Un tronçon de 65 m, partant du regard de visite RVI (figure 2) a été isolé jusqu’en amont du regard RV4. Rempli le 17 janvier 1984 jusqu’au ras du cône de réduction du regard aval, il était soumis à une pression interne moyenne de 400 g. Le 18 janvier à midi, il n’était constaté aucune baisse de niveau, ce qui démontrait l’étanchéité interne parfaite du collecteur.
Essai d’étanchéité externe.
Un tronçon de 94 m a de même été isolé par un obturateur placé en aval du regard RV10 (figure 3). Lors des essais, la nappe se situait à une hauteur moyenne de 2 m au-dessus du fil d’eau.

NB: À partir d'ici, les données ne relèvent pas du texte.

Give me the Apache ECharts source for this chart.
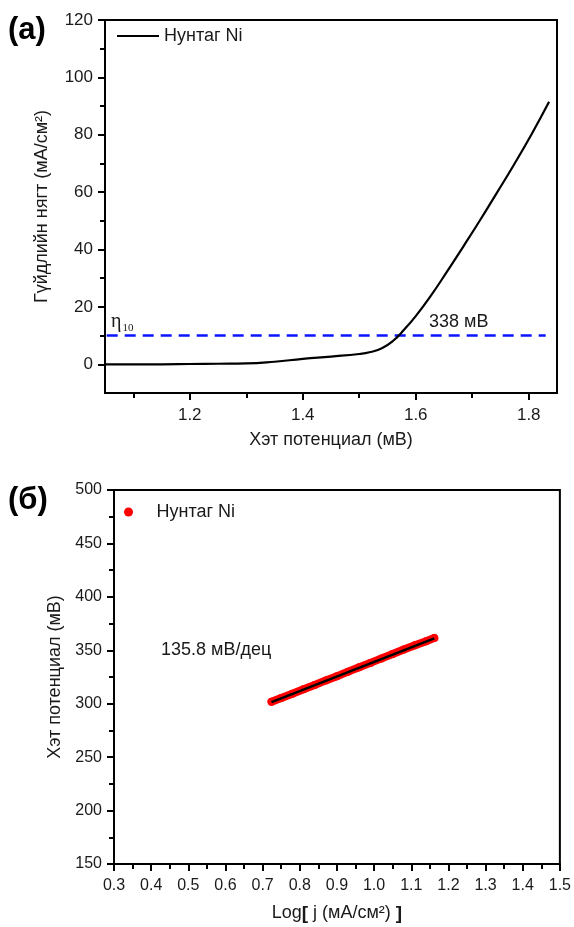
<!DOCTYPE html>
<html>
<head>
<meta charset="utf-8">
<script src="https://cdn.jsdelivr.net/npm/echarts@6/dist/echarts.min.js"></script>
<style>
  html, body { margin: 0; padding: 0; background: #fff; }
  #chart { width: 574px; height: 927px; }
</style>
</head>
<body>
<div id="chart"></div>
<script>
// panel (a): polarisation curve
const potA = [1.05, 1.10, 1.15, 1.20, 1.25, 1.30, 1.35, 1.40, 1.45, 1.50, 1.52, 1.54, 1.56, 1.58, 1.60, 1.625, 1.655, 1.685, 1.714, 1.743, 1.773, 1.805, 1.836]
const curA = [0, 0, 0, 0.1, 0.2, 0.3, 0.9, 1.9, 2.7, 3.6, 4.3, 5.6, 8.2, 12.2, 16.8, 23.4, 32.2, 41.3, 50.3, 59.6, 69.3, 80.2, 91.5]
const eta10X = [1.053, 1.83]
const eta10Y = [10, 10]
const xLabelsA = [1.2, 1.4, 1.6, 1.8]
const xMinorA = [1.1, 1.3, 1.5, 1.7]
const yLabelsA = [0, 20, 40, 60, 80, 100, 120]
const yMinorA = [10, 30, 50, 70, 90, 110]

// panel (б): Tafel plot
const logJ = [0.724, 0.75, 0.78, 0.81, 0.84, 0.87, 0.90, 0.93, 0.96, 0.99, 1.02, 1.05, 1.08, 1.11, 1.14, 1.162]
const etaB = [301.8, 305.3, 309.4, 313.6, 317.5, 321.8, 325.8, 330.0, 334.1, 338.2, 342.4, 346.6, 350.7, 354.6, 358.5, 361.6]
const fitX = [0.724, 1.162]
const fitY = [301.5, 361.2]
const xLabelsB = [0.3, 0.4, 0.5, 0.6, 0.7, 0.8, 0.9, 1.0, 1.1, 1.2, 1.3, 1.4, 1.5]
const xMinorB = [0.35, 0.45, 0.55, 0.65, 0.75, 0.85, 0.95, 1.05, 1.15, 1.25, 1.35, 1.45]
const yLabelsB = [150, 200, 250, 300, 350, 400, 450, 500]
const yMinorB = [175, 225, 275, 325, 375, 425, 475]

const FONT = 'Liberation Sans, Arial, sans-serif'
const INK = '#1a1a1a'

function zip (xs, ys) {
  return xs.map((x, i) => [x, ys[i]])
}

function mainAxis (gridIndex, pos, min, max, labels, fontSize, digits, name, nameGap, margin) {
  return {
    type: 'value',
    gridIndex: gridIndex,
    position: pos,
    min: min,
    max: max,
    name: name,
    nameLocation: 'middle',
    nameGap: nameGap,
    nameTextStyle: { fontFamily: FONT, fontSize: 18, color: INK },
    axisLine: { show: true, onZero: false, lineStyle: { color: '#000', width: 2 } },
    axisTick: { show: true, customValues: labels, length: 7, lineStyle: { color: '#000', width: 2 } },
    axisLabel: {
      show: true,
      customValues: labels,
      margin: margin,
      fontFamily: FONT,
      fontSize: fontSize,
      color: INK,
      formatter: function (v) { return v.toFixed(digits) }
    },
    splitLine: { show: false }
  }
}

// second axis on the same grid, only for the short minor ticks
function minorAxis (gridIndex, pos, min, max, ticks) {
  return {
    type: 'value',
    gridIndex: gridIndex,
    position: pos,
    min: min,
    max: max,
    axisLine: { show: false, onZero: false },
    axisTick: { show: true, customValues: ticks, length: 5, lineStyle: { color: '#000', width: 2 } },
    axisLabel: { show: false },
    splitLine: { show: false }
  }
}

const chart = echarts.init(document.getElementById('chart'), null, { renderer: 'canvas' })
chart.setOption({
  backgroundColor: '#fff',
  animation: false,
  grid: [
    { left: 105, top: 20, width: 452, height: 373, show: true, borderColor: '#000', borderWidth: 2, containLabel: false },
    { left: 114, top: 490, width: 451, height: 374, show: true, borderColor: '#000', borderWidth: 2, containLabel: false }
  ],
  legend: [
    {
      data: [{ name: 'Нунтаг Ni', icon: 'rect' }],
      left: 112,
      top: 22,
      itemWidth: 42,
      itemHeight: 2,
      itemStyle: { color: '#000' },
      textStyle: { fontFamily: FONT, fontSize: 18, color: INK }
    },
    {
      data: [{ name: 'Нунтаг Ni ', icon: 'circle' }],
      left: 119,
      top: 498,
      itemWidth: 46,
      itemHeight: 9,
      itemStyle: { color: '#ff0000' },
      textStyle: { fontFamily: FONT, fontSize: 18, color: INK }
    }
  ],
  xAxis: [
    mainAxis(0, 'bottom', 1.05, 1.85, xLabelsA, 17, 1, 'Хэт потенциал (мВ)', 38, 14),
    minorAxis(0, 'bottom', 1.05, 1.85, xMinorA),
    Object.assign(mainAxis(1, 'bottom', 0.3, 1.5, xLabelsB, 16, 1, '{n|Log}{b|[} {n|j (мА/см²)} {b|]}', 40, 14), {
      nameTextStyle: {
        fontFamily: FONT,
        fontSize: 18,
        color: INK,
        rich: {
          n: { fontFamily: FONT, fontSize: 18, color: INK },
          b: { fontFamily: FONT, fontSize: 19, fontWeight: 'bold', color: INK }
        }
      }
    }),
    minorAxis(1, 'bottom', 0.3, 1.5, xMinorB)
  ],
  yAxis: [
    mainAxis(0, 'left', -10, 120, yLabelsA, 17, 0, 'Гүйдлийн нягт (мА/см²)', 54, 12),
    minorAxis(0, 'left', -10, 120, yMinorA),
    mainAxis(1, 'left', 150, 500, yLabelsB, 16, 0, 'Хэт потенциал (мВ)', 42, 12),
    minorAxis(1, 'left', 150, 500, yMinorB)
  ],
  series: [
    {
      name: 'Нунтаг Ni',
      type: 'line',
      xAxisIndex: 0,
      yAxisIndex: 0,
      data: zip(potA, curA),
      smooth: 0.5,
      symbol: 'none',
      color: '#000',
      lineStyle: { color: '#000', width: 2.2 },
      z: 3
    },
    {
      name: 'eta10',
      type: 'line',
      xAxisIndex: 0,
      yAxisIndex: 0,
      data: zip(eta10X, eta10Y),
      symbol: 'none',
      lineStyle: { color: '#0a14ff', width: 2.5, type: [11, 7] },
      z: 2
    },
    {
      name: 'band',
      type: 'line',
      xAxisIndex: 2,
      yAxisIndex: 2,
      data: zip(logJ, etaB),
      symbol: 'none',
      lineStyle: { color: '#ff0000', width: 8, cap: 'round', join: 'round' },
      z: 2
    },
    {
      name: 'Нунтаг Ni ',
      type: 'scatter',
      xAxisIndex: 2,
      yAxisIndex: 2,
      data: zip(logJ, etaB),
      symbol: 'circle',
      symbolSize: 8,
      itemStyle: { color: '#ff0000', opacity: 1 },
      z: 3
    },
    {
      name: 'fit',
      type: 'line',
      xAxisIndex: 2,
      yAxisIndex: 2,
      data: zip(fitX, fitY),
      symbol: 'none',
      lineStyle: { color: '#000', width: 2.5 },
      z: 4
    }
  ],
  graphic: [
    { type: 'text', left: 8, top: 15, style: { text: '(a)', fontFamily: FONT, fontSize: 31, fontWeight: 'bold', fill: '#000' } },
    { type: 'text', left: 8, top: 485, style: { text: '(б)', fontFamily: FONT, fontSize: 31, fontWeight: 'bold', fill: '#000' } },
    {
      type: 'text',
      left: 111,
      top: 312,
      style: {
        text: '{e|η}{s|10}',
        rich: {
          e: { fontFamily: 'Liberation Serif, serif', fontSize: 20, fill: INK },
          s: { fontFamily: 'Liberation Serif, serif', fontSize: 11, fill: INK, padding: [12, 0, 0, 1] }
        }
      }
    },
    { type: 'text', left: 429, top: 313, style: { text: '338 мВ', fontFamily: FONT, fontSize: 18, fill: INK } },
    { type: 'text', left: 161, top: 641, style: { text: '135.8 мВ/дец', fontFamily: FONT, fontSize: 18, fill: INK } }
  ]
})
</script>
</body>
</html>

Aucune infiltration n’a été constatée.
On voit que les réseaux d’assainissement en fibres-ciment présentent de nombreux avantages pour les collectivités qui ont à résoudre des problèmes d’assainissement, soit à l’occasion de la réfection d’ouvrages, soit lors de la réalisation de travaux neufs.
Indépendamment de leurs qualités d’étanchéité permettant de réduire les coûts de fonctionnement des stations d’épuration, leurs capacités d’autocurage conduisent à une diminution sensible de la périodicité des opérations d’entretien ; de plus, leur résistance à l’abrasion et à la corrosion assure leur longévité. Enfin leur coût d’installation est compétitif avec celui des autres systèmes, notamment en raison de leur facilité de mise en œuvre.
Un bel avenir devrait donc s’ouvrir pour l’industrie du fibres-ciment dans la perspective du développement de l’assainissement tel qu’il est préconisé dans le cadre du IXᵉ plan.